Uma política de segurança inteligente é aquela que se preocupa em reduzir o stock dos criminosos e, simultaneamente, previne, controla e evita o aparecimento de novos casos.



1 COMENTÁRIO

  1. Gostei da análise. Gostaria, contudo, de realçar dois ou tres pontos que considero essenciais. A meu ver é a Polícia que está assumindo o combate à criminalidade como sendo da sua inteira responsabilidade. Já fiz essa observação n vezes. E quando é assim a factura de cobrança vai para a Polícia. Referiu um ponto importante que tem a ver a e (re)educação dos reclusos. Não há preocupação em reabilitar os reclusos. Fazia-se propostas mas que eram rejeitadas porque não eram prioridades do Governo. A outra questão importante que merece tb a minha atenção é essa do cadastro criminal. A CNDHC não percebeu que isso é dupla criminalização é que já deveria ser banida deixando apenas os casos mais críticos? Na verdade as questões sociais estão sempre no segundo plano. Um erro gravíssimo e que custa muito. O que digo sempre é que Cabo Verde é comandado com duas principais fórmulas: a fórmula economicista e a fórmula legalista. As questões sociais que merecem ser tratadas com ferramentas sociais mas de forma integrada e sustentada são ignoradas por sucessivos governos.

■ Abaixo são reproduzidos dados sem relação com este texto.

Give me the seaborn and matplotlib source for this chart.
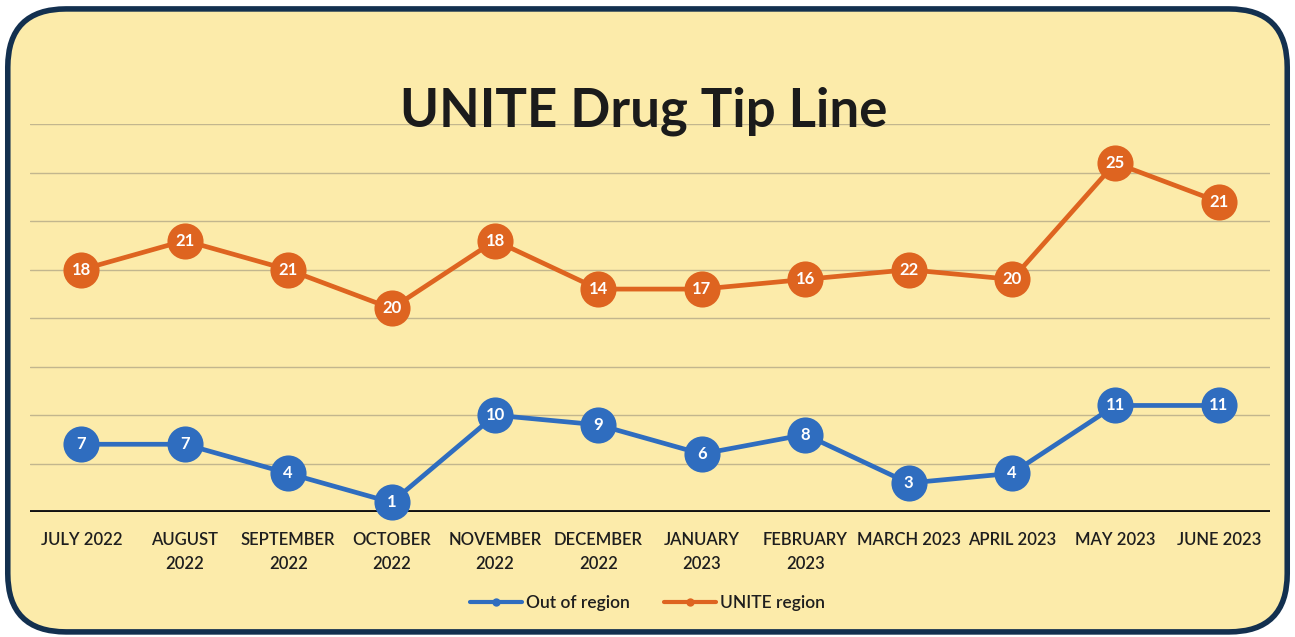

Enquanto consequência, o expoente máximo de toda essa ignorância e desleixo é o fenómeno thug. A exclusão social faz-se de diversas formas e há uma forma subtil de que falei no meu perfil: para um concurso pede-se três documentos: cadastro policial, cadastro da PJ e Registo Criminal. Para além do jovem não ter dinheiro para se concorrer porque os papéis custam muito, pede-se coisas a mais e logo no primeiro momento. A exclusão sistemática e gradual. Em cada degrau se exclui e muitas vezes de forma injusta. Consequências?